House Bill 1523, the Protecting Freedom of Conscience From Government Discrimination Act, might qualify as the lightning rod of the Session. I had reservations about parts of HB1523. However, I stand by my vote for the bill, especially given the Obama Administration’s public school transgender bathroom edict this past week. Something needs to be done to protect religious freedom and freedom of conscience from the rush to intolerance from the left. My vote for the bill was to accommodate both the newly-created right to marry as one chooses and the bedrock rights to religious faith and freedom of conscience.
Finally, a couple stands for life: Senate Bill 2238 defunds Planned Parenthood and prohibits tax dollars from being spent with the abortion provider. The bill stops funding to the nation’s largest provider of abortions but continues spending on family health services to other providers. House Bill 519, the Mississippi Unborn Child Protection from Dismemberment Abortion Act, which bans that horrific method of abortion.
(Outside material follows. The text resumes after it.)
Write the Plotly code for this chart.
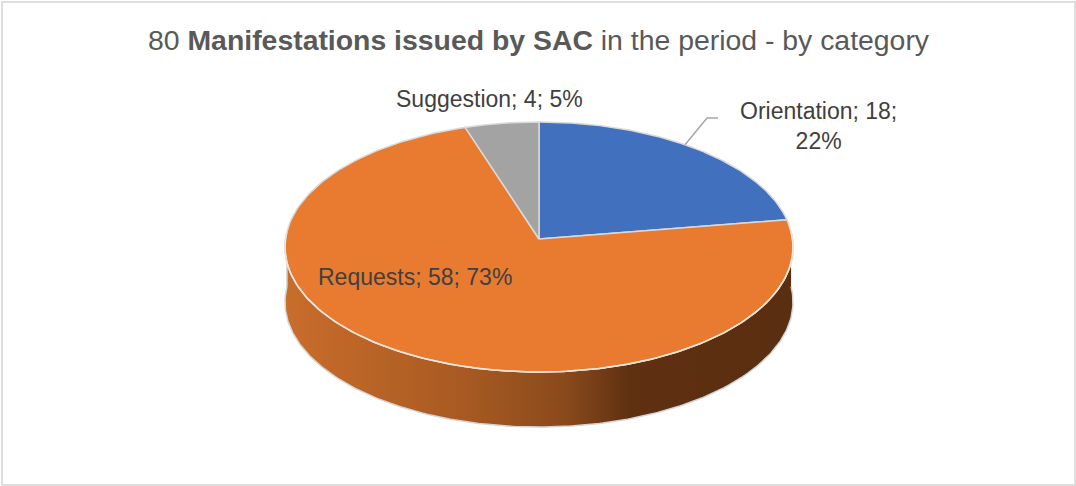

All in all, a busy Session. And the work does not stop in the “off season.” I am excited to have been nominated by Speaker Gunn as one of GOPAC’s 2016 Class of Emerging Leaders, a yearlong initiative to develop state legislators from across the country on how to be effective legislative leaders. In addition, the coming months are the time to offer feedback and ideas for next Session.
Safe travels, congrats to our graduates and the families who invest in them, and have a great Summer! Thank you for your engagement in the process. I am honored to work for you at the Capitol!